**GIVEN REQUEST**
Reproduce exactly, with no pictures, each line from the opening of the material down through the line containing "0.00571, 0.00492, 0.00391]".
= = = = =
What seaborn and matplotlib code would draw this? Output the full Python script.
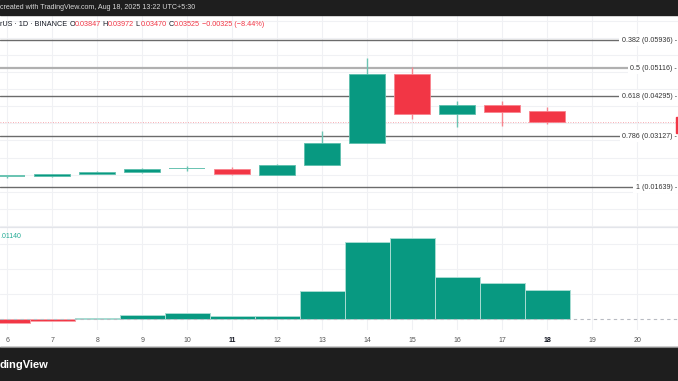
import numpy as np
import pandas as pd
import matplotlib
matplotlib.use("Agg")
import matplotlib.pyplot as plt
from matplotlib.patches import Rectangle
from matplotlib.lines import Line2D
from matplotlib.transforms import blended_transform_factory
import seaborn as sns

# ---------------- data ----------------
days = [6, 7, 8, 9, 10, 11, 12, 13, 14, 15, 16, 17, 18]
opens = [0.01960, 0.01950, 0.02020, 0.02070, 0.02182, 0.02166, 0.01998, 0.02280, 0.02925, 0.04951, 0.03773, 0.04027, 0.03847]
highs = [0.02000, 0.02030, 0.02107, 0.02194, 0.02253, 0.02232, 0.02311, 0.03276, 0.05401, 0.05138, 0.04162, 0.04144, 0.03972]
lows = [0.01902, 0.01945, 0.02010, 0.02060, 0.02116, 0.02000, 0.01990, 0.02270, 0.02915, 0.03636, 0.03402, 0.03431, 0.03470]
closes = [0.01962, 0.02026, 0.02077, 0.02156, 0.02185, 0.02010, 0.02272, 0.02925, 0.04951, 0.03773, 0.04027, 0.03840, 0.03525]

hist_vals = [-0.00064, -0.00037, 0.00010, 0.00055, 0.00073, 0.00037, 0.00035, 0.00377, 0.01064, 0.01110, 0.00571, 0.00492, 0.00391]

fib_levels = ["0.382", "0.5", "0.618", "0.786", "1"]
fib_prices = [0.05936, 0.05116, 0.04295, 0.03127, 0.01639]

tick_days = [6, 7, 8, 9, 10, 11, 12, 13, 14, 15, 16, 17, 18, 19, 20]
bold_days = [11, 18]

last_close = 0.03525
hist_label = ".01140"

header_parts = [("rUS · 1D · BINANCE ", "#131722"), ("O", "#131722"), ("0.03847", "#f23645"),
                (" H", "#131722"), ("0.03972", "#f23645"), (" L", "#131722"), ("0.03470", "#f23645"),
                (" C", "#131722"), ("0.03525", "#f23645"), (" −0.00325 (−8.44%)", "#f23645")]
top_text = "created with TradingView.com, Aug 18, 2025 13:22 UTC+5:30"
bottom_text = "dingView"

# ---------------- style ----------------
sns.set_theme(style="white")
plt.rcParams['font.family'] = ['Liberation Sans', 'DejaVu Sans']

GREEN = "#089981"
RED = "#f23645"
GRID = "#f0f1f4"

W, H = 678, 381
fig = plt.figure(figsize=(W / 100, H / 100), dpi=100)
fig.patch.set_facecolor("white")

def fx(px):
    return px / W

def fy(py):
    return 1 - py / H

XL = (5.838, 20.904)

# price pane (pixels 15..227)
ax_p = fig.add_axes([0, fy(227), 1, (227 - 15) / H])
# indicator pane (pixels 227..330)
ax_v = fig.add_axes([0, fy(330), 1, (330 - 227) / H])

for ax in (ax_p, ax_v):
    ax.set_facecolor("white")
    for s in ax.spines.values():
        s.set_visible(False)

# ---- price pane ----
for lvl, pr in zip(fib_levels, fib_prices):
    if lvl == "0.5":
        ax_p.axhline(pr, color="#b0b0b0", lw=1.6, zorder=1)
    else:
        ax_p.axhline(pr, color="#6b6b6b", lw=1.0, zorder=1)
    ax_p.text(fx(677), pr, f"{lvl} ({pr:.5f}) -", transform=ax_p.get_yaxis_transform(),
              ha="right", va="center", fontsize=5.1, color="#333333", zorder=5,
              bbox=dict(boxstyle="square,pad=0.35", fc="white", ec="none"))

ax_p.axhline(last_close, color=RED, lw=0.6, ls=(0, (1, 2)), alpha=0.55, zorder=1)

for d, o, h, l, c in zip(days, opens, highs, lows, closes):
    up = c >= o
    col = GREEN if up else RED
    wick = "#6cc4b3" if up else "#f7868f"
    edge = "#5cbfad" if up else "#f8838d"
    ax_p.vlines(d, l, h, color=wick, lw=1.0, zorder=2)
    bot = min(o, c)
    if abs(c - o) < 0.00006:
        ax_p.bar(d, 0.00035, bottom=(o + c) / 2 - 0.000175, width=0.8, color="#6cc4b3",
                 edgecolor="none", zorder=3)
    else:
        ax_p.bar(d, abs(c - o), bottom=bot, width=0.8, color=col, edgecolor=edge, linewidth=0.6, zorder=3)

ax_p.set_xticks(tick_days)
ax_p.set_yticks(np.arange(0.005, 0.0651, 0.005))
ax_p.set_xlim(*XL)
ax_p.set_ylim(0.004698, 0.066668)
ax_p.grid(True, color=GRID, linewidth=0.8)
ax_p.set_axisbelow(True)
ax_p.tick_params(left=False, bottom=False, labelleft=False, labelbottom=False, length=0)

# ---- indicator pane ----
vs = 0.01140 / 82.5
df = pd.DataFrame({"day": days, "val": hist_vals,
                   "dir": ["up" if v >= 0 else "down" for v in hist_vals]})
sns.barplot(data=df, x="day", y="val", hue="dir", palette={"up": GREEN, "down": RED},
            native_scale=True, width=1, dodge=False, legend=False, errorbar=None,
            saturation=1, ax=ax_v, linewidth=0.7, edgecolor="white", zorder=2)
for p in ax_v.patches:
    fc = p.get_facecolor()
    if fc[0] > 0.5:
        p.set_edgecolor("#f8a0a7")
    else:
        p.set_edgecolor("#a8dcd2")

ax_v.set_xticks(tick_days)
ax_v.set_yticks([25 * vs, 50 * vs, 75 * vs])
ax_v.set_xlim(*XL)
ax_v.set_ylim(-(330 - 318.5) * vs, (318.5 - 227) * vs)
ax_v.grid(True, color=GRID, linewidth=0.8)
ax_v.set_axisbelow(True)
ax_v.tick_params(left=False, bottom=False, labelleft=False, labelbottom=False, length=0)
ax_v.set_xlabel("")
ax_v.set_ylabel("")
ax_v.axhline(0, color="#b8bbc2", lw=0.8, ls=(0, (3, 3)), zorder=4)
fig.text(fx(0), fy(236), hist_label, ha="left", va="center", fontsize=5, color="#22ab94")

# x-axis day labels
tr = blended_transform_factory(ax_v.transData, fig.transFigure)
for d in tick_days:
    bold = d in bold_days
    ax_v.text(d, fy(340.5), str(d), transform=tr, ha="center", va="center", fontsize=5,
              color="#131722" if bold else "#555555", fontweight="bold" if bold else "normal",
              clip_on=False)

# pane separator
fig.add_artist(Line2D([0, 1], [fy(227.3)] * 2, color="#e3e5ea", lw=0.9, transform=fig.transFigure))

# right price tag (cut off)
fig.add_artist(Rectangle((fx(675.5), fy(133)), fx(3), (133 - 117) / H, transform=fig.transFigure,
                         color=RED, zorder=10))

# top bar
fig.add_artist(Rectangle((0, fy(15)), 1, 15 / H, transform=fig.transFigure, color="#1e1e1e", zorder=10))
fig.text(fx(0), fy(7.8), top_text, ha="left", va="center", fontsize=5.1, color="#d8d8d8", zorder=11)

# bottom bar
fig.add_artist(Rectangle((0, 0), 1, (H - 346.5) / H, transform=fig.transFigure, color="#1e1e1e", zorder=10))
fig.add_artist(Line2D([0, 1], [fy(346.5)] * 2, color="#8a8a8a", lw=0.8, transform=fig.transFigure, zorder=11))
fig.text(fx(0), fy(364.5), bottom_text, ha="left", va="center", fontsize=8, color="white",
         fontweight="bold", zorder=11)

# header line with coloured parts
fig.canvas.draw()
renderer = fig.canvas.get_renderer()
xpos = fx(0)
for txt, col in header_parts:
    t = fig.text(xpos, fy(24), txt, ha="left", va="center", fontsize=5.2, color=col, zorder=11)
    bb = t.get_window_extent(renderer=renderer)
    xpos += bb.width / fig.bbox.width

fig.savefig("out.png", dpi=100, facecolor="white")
= = = = =
**OUTPUT OF THE EXERCISE**
What seaborn and matplotlib code would draw this? Output the full Python script.
import numpy as np
import pandas as pd
import matplotlib
matplotlib.use("Agg")
import matplotlib.pyplot as plt
from matplotlib.patches import Rectangle
from matplotlib.lines import Line2D
from matplotlib.transforms import blended_transform_factory
import seaborn as sns

# ---------------- data ----------------
days = [6, 7, 8, 9, 10, 11, 12, 13, 14, 15, 16, 17, 18]
opens = [0.01960, 0.01950, 0.02020, 0.02070, 0.02182, 0.02166, 0.01998, 0.02280, 0.02925, 0.04951, 0.03773, 0.04027, 0.03847]
highs = [0.02000, 0.02030, 0.02107, 0.02194, 0.02253, 0.02232, 0.02311, 0.03276, 0.05401, 0.05138, 0.04162, 0.04144, 0.03972]
lows = [0.01902, 0.01945, 0.02010, 0.02060, 0.02116, 0.02000, 0.01990, 0.02270, 0.02915, 0.03636, 0.03402, 0.03431, 0.03470]
closes = [0.01962, 0.02026, 0.02077, 0.02156, 0.02185, 0.02010, 0.02272, 0.02925, 0.04951, 0.03773, 0.04027, 0.03840, 0.03525]

hist_vals = [-0.00064, -0.00037, 0.00010, 0.00055, 0.00073, 0.00037, 0.00035, 0.00377, 0.01064, 0.01110, 0.00571, 0.00492, 0.00391]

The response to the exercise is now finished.